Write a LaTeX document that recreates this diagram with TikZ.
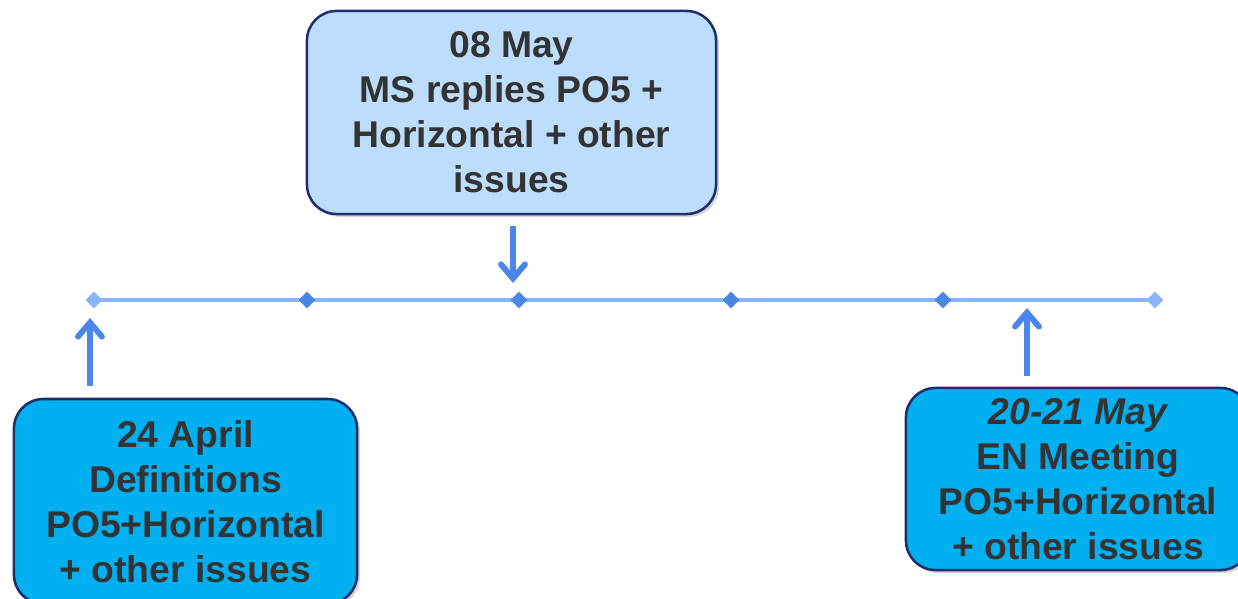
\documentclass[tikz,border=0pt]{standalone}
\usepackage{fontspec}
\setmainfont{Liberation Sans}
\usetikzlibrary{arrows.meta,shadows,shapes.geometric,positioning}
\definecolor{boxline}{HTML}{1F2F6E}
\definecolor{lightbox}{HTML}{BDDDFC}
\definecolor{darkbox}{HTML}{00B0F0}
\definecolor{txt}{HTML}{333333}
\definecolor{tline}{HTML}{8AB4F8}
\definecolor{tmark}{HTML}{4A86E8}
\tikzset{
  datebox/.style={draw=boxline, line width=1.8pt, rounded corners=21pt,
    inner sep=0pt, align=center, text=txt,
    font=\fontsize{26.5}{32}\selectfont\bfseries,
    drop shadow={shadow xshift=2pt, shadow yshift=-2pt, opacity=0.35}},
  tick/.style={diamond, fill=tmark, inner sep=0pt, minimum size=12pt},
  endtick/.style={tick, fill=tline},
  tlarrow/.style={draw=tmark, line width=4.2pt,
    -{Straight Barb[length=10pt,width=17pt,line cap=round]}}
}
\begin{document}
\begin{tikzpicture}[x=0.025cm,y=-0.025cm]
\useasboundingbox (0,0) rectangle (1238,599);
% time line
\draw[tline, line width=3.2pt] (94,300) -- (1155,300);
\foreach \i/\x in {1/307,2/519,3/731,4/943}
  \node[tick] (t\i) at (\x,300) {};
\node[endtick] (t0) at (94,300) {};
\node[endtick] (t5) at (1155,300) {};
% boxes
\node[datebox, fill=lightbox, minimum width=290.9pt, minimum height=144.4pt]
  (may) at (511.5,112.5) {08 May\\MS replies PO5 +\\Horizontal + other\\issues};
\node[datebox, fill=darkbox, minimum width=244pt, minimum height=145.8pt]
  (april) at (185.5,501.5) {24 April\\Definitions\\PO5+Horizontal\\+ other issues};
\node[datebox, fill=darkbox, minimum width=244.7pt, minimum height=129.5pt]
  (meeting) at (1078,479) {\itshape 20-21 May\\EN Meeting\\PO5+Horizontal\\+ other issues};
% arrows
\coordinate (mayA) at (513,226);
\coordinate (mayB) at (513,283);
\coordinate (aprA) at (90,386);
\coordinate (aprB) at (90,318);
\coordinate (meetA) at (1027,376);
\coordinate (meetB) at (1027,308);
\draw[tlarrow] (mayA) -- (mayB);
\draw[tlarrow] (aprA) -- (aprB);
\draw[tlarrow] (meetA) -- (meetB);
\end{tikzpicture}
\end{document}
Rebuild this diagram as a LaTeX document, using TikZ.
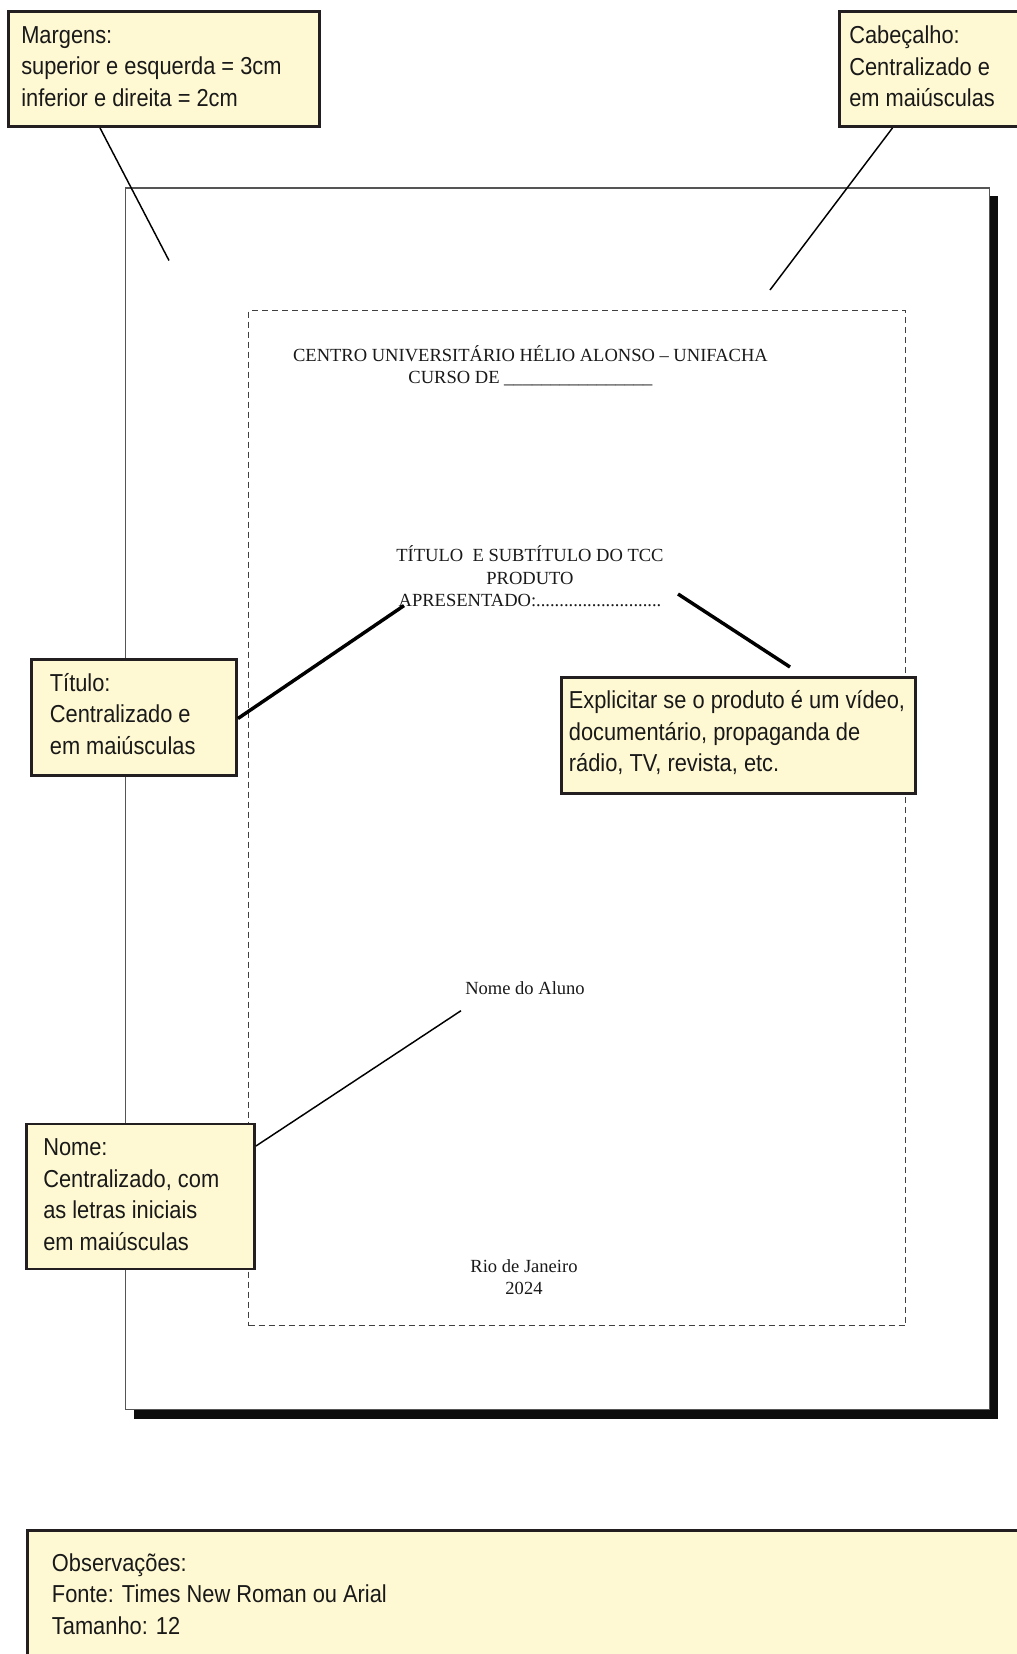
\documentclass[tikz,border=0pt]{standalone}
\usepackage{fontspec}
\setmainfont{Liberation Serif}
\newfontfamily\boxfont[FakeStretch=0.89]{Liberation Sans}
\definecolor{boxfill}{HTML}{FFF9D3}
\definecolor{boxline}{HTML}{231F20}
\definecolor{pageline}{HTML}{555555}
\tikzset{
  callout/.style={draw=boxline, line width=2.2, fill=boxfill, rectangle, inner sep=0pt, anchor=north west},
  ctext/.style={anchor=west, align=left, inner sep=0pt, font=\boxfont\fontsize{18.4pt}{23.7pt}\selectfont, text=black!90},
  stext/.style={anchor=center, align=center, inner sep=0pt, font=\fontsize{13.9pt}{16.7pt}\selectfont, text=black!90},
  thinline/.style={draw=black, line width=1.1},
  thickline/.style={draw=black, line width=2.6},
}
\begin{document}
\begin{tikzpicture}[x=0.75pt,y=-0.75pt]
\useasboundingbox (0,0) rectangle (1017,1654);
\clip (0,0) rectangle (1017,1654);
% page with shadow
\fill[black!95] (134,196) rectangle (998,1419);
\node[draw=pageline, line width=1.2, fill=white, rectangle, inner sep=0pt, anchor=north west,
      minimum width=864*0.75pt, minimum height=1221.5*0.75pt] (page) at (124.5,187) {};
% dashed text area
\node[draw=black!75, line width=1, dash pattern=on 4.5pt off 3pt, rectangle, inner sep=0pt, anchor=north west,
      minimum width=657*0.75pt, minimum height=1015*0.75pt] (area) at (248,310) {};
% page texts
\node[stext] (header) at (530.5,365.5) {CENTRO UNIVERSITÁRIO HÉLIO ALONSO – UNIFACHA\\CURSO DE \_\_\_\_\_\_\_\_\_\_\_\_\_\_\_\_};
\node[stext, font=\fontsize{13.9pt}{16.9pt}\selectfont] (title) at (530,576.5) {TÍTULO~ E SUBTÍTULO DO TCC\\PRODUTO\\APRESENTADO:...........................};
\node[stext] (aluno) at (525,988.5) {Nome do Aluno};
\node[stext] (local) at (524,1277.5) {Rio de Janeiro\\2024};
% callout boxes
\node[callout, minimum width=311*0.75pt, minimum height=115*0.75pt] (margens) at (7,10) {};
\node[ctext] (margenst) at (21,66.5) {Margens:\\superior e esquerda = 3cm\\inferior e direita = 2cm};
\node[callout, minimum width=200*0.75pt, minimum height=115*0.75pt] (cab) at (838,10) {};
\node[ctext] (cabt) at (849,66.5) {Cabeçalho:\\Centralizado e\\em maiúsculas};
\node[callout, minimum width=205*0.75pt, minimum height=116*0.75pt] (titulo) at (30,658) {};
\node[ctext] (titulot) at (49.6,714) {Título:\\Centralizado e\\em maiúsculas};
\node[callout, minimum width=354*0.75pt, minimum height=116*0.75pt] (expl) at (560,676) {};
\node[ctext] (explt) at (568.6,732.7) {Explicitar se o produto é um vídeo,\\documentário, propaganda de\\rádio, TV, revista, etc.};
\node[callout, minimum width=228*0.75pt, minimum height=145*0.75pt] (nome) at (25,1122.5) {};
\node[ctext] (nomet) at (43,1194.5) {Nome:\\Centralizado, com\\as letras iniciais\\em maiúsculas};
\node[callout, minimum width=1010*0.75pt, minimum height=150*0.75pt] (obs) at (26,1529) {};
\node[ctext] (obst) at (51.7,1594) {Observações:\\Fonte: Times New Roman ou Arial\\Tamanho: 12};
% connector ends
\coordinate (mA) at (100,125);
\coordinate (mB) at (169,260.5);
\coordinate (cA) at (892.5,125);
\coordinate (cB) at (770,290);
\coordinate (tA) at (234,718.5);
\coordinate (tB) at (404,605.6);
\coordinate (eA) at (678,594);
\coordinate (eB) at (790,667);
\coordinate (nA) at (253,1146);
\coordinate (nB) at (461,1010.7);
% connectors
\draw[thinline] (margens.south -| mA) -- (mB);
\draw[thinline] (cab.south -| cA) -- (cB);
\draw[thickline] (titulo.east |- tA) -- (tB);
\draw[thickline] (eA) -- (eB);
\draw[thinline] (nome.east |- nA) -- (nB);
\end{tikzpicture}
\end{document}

------------------------------------

- STATED PROBLEM
Go through the data above and transcribe it in full, omitting any image.

- THE OUTPUT
Write a LaTeX document that recreates this diagram with TikZ.
\documentclass[tikz,border=0pt]{standalone}
\usepackage{fontspec}
\setmainfont{Liberation Sans}
\usetikzlibrary{arrows.meta,shadows,shapes.geometric,positioning}
\definecolor{boxline}{HTML}{1F2F6E}
\definecolor{lightbox}{HTML}{BDDDFC}
\definecolor{darkbox}{HTML}{00B0F0}
\definecolor{txt}{HTML}{333333}
\definecolor{tline}{HTML}{8AB4F8}
\definecolor{tmark}{HTML}{4A86E8}
\tikzset{
  datebox/.style={draw=boxline, line width=1.8pt, rounded corners=21pt,
    inner sep=0pt, align=center, text=txt,
    font=\fontsize{26.5}{32}\selectfont\bfseries,
    drop shadow={shadow xshift=2pt, shadow yshift=-2pt, opacity=0.35}},
  tick/.style={diamond, fill=tmark, inner sep=0pt, minimum size=12pt},
  endtick/.style={tick, fill=tline},
  tlarrow/.style={draw=tmark, line width=4.2pt,
    -{Straight Barb[length=10pt,width=17pt,line cap=round]}}
}
\begin{document}
\begin{tikzpicture}[x=0.025cm,y=-0.025cm]
\useasboundingbox (0,0) rectangle (1238,599);
% time line
\draw[tline, line width=3.2pt] (94,300) -- (1155,300);
\foreach \i/\x in {1/307,2/519,3/731,4/943}
  \node[tick] (t\i) at (\x,300) {};
\node[endtick] (t0) at (94,300) {};
\node[endtick] (t5) at (1155,300) {};
% boxes
\node[datebox, fill=lightbox, minimum width=290.9pt, minimum height=144.4pt]
  (may) at (511.5,112.5) {08 May\\MS replies PO5 +\\Horizontal + other\\issues};
\node[datebox, fill=darkbox, minimum width=244pt, minimum height=145.8pt]
  (april) at (185.5,501.5) {24 April\\Definitions\\PO5+Horizontal\\+ other issues};
\node[datebox, fill=darkbox, minimum width=244.7pt, minimum height=129.5pt]
  (meeting) at (1078,479) {\itshape 20-21 May\\EN Meeting\\PO5+Horizontal\\+ other issues};
% arrows
\coordinate (mayA) at (513,226);
\coordinate (mayB) at (513,283);
\coordinate (aprA) at (90,386);
\coordinate (aprB) at (90,318);
\coordinate (meetA) at (1027,376);
\coordinate (meetB) at (1027,308);
\draw[tlarrow] (mayA) -- (mayB);
\draw[tlarrow] (aprA) -- (aprB);
\draw[tlarrow] (meetA) -- (meetB);
\end{tikzpicture}
\end{document}
Rebuild this diagram as a LaTeX document, using TikZ.
\documentclass[tikz,border=0pt]{standalone}
\usepackage{fontspec}
\setmainfont{Liberation Serif}
\newfontfamily\boxfont[FakeStretch=0.89]{Liberation Sans}
\definecolor{boxfill}{HTML}{FFF9D3}
\definecolor{boxline}{HTML}{231F20}
\definecolor{pageline}{HTML}{555555}
\tikzset{
  callout/.style={draw=boxline, line width=2.2, fill=boxfill, rectangle, inner sep=0pt, anchor=north west},
  ctext/.style={anchor=west, align=left, inner sep=0pt, font=\boxfont\fontsize{18.4pt}{23.7pt}\selectfont, text=black!90},
  stext/.style={anchor=center, align=center, inner sep=0pt, font=\fontsize{13.9pt}{16.7pt}\selectfont, text=black!90},
  thinline/.style={draw=black, line width=1.1},
  thickline/.style={draw=black, line width=2.6},
}
\begin{document}
\begin{tikzpicture}[x=0.75pt,y=-0.75pt]
\useasboundingbox (0,0) rectangle (1017,1654);
\clip (0,0) rectangle (1017,1654);
% page with shadow
\fill[black!95] (134,196) rectangle (998,1419);
\node[draw=pageline, line width=1.2, fill=white, rectangle, inner sep=0pt, anchor=north west,
      minimum width=864*0.75pt, minimum height=1221.5*0.75pt] (page) at (124.5,187) {};
% dashed text area
\node[draw=black!75, line width=1, dash pattern=on 4.5pt off 3pt, rectangle, inner sep=0pt, anchor=north west,
      minimum width=657*0.75pt, minimum height=1015*0.75pt] (area) at (248,310) {};
% page texts
\node[stext] (header) at (530.5,365.5) {CENTRO UNIVERSITÁRIO HÉLIO ALONSO – UNIFACHA\\CURSO DE \_\_\_\_\_\_\_\_\_\_\_\_\_\_\_\_};
\node[stext, font=\fontsize{13.9pt}{16.9pt}\selectfont] (title) at (530,576.5) {TÍTULO~ E SUBTÍTULO DO TCC\\PRODUTO\\APRESENTADO:...........................};
\node[stext] (aluno) at (525,988.5) {Nome do Aluno};
\node[stext] (local) at (524,1277.5) {Rio de Janeiro\\2024};
% callout boxes
\node[callout, minimum width=311*0.75pt, minimum height=115*0.75pt] (margens) at (7,10) {};
\node[ctext] (margenst) at (21,66.5) {Margens:\\superior e esquerda = 3cm\\inferior e direita = 2cm};
\node[callout, minimum width=200*0.75pt, minimum height=115*0.75pt] (cab) at (838,10) {};
\node[ctext] (cabt) at (849,66.5) {Cabeçalho:\\Centralizado e\\em maiúsculas};
\node[callout, minimum width=205*0.75pt, minimum height=116*0.75pt] (titulo) at (30,658) {};
\node[ctext] (titulot) at (49.6,714) {Título:\\Centralizado e\\em maiúsculas};
\node[callout, minimum width=354*0.75pt, minimum height=116*0.75pt] (expl) at (560,676) {};
\node[ctext] (explt) at (568.6,732.7) {Explicitar se o produto é um vídeo,\\documentário, propaganda de\\rádio, TV, revista, etc.};
\node[callout, minimum width=228*0.75pt, minimum height=145*0.75pt] (nome) at (25,1122.5) {};
\node[ctext] (nomet) at (43,1194.5) {Nome:\\Centralizado, com\\as letras iniciais\\em maiúsculas};
\node[callout, minimum width=1010*0.75pt, minimum height=150*0.75pt] (obs) at (26,1529) {};
\node[ctext] (obst) at (51.7,1594) {Observações:\\Fonte: Times New Roman ou Arial\\Tamanho: 12};
% connector ends
\coordinate (mA) at (100,125);
\coordinate (mB) at (169,260.5);
\coordinate (cA) at (892.5,125);
\coordinate (cB) at (770,290);
\coordinate (tA) at (234,718.5);
\coordinate (tB) at (404,605.6);
\coordinate (eA) at (678,594);
\coordinate (eB) at (790,667);
\coordinate (nA) at (253,1146);
\coordinate (nB) at (461,1010.7);
% connectors
\draw[thinline] (margens.south -| mA) -- (mB);
\draw[thinline] (cab.south -| cA) -- (cB);
\draw[thickline] (titulo.east |- tA) -- (tB);
\draw[thickline] (eA) -- (eB);
\draw[thinline] (nome.east |- nA) -- (nB);
\end{tikzpicture}
\end{document}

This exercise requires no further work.